A permanent record of every source
An ordinary web link is a weak foundation for anything that must be trusted. Links break — pages move, sites are redesigned, documents are quietly withdrawn — and even when a link still works, the page behind it may have changed, so you can no longer see what it actually said on the day it mattered. For guidance and terms that change without notice, that is not good enough.
So we built a curated archive. For every source we cite, we lodge a permanent, dated copy with Perma.cc — the legal-citation archive built and maintained by the Harvard Law School Library (through its Library Innovation Lab), and relied on by courts, law reviews and law schools worldwide. That Perma.cc copy is our citation of record: a fixed snapshot that always resolves to the exact version we relied on, on the date we relied on it, even after the original is edited or taken down.
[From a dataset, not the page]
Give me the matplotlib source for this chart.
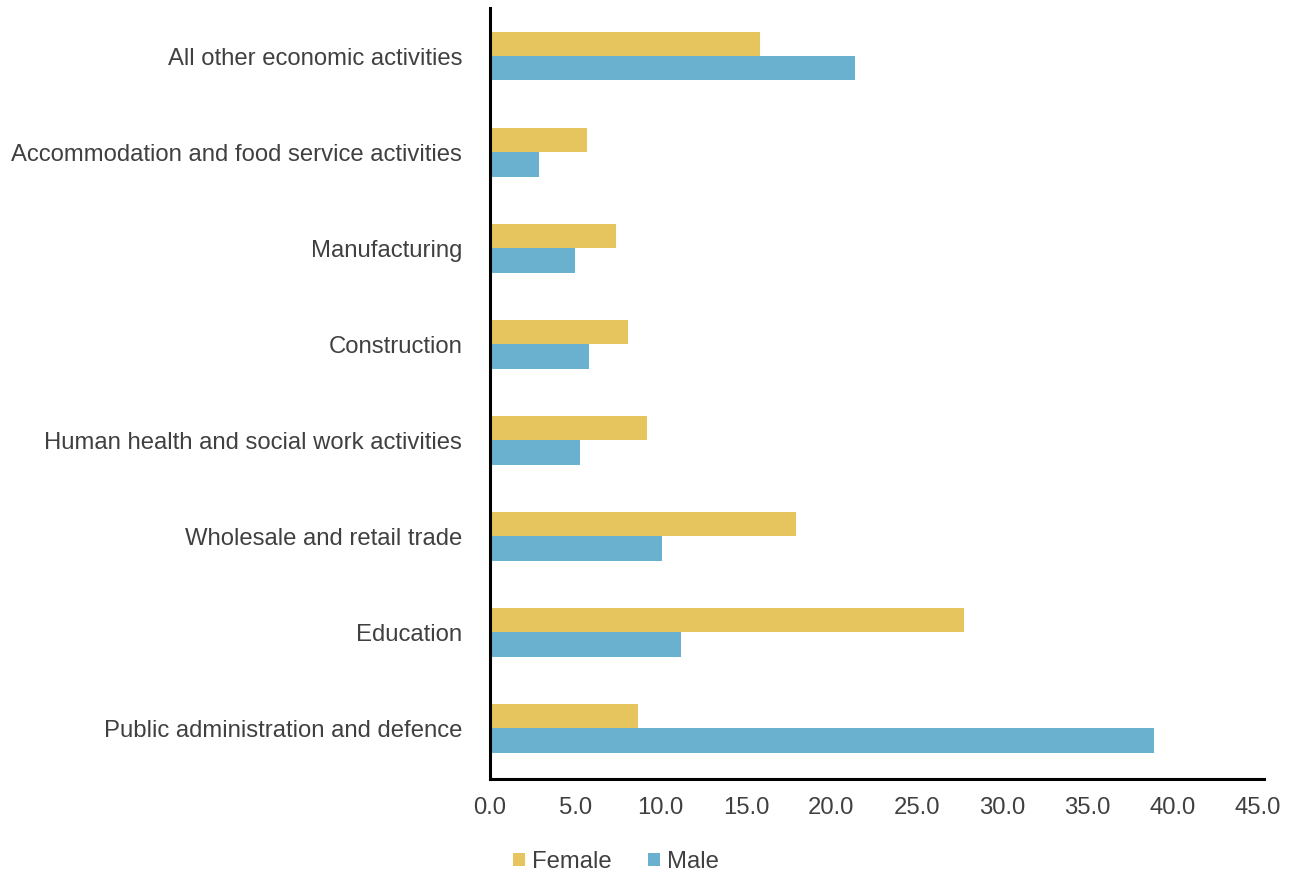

We regard this as the only honest way to keep a clear record in a field moving this fast. You never have to take our word for what a court, regulator or provider said. You can open the dated copy and see exactly what we saw. (Where a source already has a stable, permanent home that will not move — legislation and reported case law — we cite that directly, and spend the archive on the material most likely to change.)
We date everything, and we keep it current
The technology moves faster than any rulebook. So every statement carries a date, we name the versions we are talking about, and we review every page on a monthly cycle, and sooner when a provider makes a material change. If a page falls behind its review, we flag that openly rather than letting old information look current. You will always see when a page was last checked.
Our independence
We take no money from any tool we cover. There are no affiliate links, no referral fees, and no paid placement anywhere on this site, and if that ever changes, we will tell you before it does. No provider gets to see or approve what we publish about them. Every tool is held to the same standard and profiled the same way.
If we get something wrong
Tell us. There is a contact address at the foot of every page. We check what you raise against the same sourcing standard we hold ourselves to, and if we are wrong we fix it — openly, with a note of what changed and when. We do not quietly delete our mistakes; the record of the correction stays. If an error could affect a decision you make about your information, we treat fixing it as urgent.
- Email: contact@tautoru.ai
- Corrections, questions, or to suggest a tool we should cover: the same address. We read everything.
Who we are
Tautoru is a New Zealand platform for navigating complex decisions. Whakatere is its first module, edited by Josh McBride, barrister, of Richmond Chambers, Auckland.